Abberant right subclavian artery (ARSA) originates form aortic arch as the most distal branch. View Figure 2
Congenital aortic arch anomalies are mostly diagnosed sporadically, mostly during routine radiological diagnostics, due to its asymptomaticity [2,3]. If during coronary angiography, guiding wires repeatedly enter directly into the descending aorta when using right transradial access, one needs to think about ARSA and it should be excluded. According to the literature, transfemoral approach is used in 69%, and transradial in 31%, out of which left slightly more the right (83% vs. 17%) with conversion rate of 10% to transfemoral approach in settings of acute ST-elevation myocardial infarction [10]. Performing PCI in patients with ARSA is complicated and often requires multiple wires and catheters. In this settings the success rate of transradial approach is low (60%), so switching to transfemoral access is recommended [4]. Also, during maneuvering with guidewires and catheters there is certain risk of aortic dissection or rupture due to unfavourable angle between ARSA and aortic arch [11]. Treatment of such complication, as well as Kommerell diverticulum, often require hybrid procedures [12]. Limited data suggest that these procedures are relatively safe and effective with good short-term outcome [12].
In the reported case patient had no palpable left radial artery after performing primary PCI using left transradial access and clinical evidence of lower limb peripheral artery disease which was expected due to long-time type 2 diabetes mellitus. Due to mentioned, despite procedure success being lower and complication rate being greater [4,11], we continued the procedure without switching to transfemoral access. This was performed by the experienced interventional cardiologist in the high-volume PCI centre dedicated to transradial access.

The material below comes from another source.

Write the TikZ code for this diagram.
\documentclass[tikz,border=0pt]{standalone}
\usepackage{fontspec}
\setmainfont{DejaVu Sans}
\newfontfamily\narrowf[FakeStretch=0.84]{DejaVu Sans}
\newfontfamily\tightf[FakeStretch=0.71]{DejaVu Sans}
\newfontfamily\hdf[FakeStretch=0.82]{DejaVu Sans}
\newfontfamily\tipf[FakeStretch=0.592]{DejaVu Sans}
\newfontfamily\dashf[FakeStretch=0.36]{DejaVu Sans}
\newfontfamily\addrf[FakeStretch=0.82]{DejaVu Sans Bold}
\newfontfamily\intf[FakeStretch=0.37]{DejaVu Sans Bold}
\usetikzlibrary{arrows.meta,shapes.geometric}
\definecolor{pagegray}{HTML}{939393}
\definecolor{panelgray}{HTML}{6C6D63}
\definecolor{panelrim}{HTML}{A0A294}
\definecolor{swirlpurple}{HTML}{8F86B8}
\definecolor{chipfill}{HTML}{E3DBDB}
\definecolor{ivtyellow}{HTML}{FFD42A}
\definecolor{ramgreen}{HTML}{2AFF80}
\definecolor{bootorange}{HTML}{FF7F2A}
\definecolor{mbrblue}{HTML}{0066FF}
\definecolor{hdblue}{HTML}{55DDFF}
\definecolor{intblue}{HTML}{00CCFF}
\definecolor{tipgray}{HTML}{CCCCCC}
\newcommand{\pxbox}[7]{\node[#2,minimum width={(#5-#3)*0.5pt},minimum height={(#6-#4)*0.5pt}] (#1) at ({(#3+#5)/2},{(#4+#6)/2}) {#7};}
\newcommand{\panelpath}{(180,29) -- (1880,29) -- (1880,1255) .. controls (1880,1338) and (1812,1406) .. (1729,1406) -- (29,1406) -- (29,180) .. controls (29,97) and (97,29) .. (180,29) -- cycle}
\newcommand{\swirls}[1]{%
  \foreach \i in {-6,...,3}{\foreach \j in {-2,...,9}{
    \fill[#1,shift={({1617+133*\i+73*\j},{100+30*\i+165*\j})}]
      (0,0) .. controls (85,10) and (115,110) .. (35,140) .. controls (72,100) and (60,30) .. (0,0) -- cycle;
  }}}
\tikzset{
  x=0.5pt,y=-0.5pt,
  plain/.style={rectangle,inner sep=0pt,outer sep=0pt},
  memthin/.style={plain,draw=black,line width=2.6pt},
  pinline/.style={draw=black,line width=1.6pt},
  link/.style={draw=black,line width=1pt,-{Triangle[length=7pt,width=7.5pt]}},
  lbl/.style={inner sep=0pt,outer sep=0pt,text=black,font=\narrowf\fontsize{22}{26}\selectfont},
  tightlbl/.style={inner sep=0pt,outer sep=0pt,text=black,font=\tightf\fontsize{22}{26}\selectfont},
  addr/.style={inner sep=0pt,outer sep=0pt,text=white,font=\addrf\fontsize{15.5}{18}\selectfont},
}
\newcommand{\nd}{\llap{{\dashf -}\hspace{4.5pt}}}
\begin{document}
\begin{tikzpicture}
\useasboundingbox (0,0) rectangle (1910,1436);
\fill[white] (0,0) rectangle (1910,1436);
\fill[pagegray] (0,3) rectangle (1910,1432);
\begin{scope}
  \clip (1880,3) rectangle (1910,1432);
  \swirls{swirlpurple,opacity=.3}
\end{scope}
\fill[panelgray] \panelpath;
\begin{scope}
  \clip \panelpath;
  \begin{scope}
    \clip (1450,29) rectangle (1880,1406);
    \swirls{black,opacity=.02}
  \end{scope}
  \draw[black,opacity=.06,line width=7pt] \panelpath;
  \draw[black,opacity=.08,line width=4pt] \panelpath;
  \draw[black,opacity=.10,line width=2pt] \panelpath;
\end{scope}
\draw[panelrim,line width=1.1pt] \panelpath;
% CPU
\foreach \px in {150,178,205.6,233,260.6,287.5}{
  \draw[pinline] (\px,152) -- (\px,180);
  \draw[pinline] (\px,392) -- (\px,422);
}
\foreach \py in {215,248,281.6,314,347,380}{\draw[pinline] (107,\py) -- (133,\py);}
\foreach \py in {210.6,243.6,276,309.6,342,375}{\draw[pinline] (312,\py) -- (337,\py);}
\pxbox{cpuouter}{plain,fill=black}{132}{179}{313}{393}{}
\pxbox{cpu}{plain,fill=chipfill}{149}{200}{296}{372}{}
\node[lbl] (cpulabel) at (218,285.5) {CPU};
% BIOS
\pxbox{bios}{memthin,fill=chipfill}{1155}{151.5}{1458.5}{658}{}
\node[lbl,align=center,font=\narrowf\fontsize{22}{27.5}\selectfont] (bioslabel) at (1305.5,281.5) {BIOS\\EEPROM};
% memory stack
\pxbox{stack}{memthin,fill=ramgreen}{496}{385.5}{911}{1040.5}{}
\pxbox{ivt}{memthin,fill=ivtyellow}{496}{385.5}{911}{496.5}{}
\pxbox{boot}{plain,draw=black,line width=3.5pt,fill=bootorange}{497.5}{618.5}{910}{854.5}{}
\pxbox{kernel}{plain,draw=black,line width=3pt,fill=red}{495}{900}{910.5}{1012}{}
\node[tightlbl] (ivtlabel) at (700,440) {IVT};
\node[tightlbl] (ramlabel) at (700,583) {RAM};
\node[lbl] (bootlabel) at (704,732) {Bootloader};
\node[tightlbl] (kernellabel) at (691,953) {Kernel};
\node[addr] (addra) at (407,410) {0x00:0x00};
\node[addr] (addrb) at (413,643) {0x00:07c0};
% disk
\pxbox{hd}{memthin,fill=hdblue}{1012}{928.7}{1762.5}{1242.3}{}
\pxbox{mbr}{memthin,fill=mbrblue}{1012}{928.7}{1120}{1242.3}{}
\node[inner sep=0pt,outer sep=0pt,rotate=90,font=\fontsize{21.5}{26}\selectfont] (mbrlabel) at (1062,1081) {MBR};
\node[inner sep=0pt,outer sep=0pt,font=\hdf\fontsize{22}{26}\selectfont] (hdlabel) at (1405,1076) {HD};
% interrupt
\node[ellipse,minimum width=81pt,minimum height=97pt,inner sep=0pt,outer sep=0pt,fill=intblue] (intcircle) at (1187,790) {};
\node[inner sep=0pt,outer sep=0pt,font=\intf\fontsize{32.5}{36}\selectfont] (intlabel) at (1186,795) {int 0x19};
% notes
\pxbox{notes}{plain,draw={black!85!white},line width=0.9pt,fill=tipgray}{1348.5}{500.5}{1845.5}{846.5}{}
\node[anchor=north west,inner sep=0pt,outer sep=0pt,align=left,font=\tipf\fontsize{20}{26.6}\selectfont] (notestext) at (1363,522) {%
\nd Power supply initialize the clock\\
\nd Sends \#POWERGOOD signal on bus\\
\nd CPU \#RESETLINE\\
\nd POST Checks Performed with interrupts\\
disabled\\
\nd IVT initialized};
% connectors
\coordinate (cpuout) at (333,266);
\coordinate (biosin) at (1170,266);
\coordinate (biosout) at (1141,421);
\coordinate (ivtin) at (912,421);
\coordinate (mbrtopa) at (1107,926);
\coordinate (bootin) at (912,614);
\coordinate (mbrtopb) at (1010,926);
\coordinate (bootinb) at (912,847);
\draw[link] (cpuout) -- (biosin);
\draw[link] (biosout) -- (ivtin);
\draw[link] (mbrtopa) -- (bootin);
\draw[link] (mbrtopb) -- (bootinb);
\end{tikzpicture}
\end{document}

Usage of radiographic contrast was greater, however nearly as reported in the PCI of bifurcation lesions [9,13]. There are only two cases of complex PCIs using transradial access through ARSA described in the literature, one including primary PCI of right internal mammary artery graft originating from ARSA [9,13]. However, to the authors best knowledge, this is the first case of PCI of the bifurcation stenosis (Medina 1,0,1) using specific and technically complex culotte stenting via the ARSA.
In conclusion, the existence of ARSA makes coronary angiography and PCI using right transradial access more difficult and demanding procedure with success being lower and complication rate being greater. Although PCI of the bifurcation stenosis using culotte stenting technique is complex, the possibility of performing it through ARSA could be considered in high-volume PCI centres dedicated to transradial access.
The authors report no conflict of interest. There was no grant support.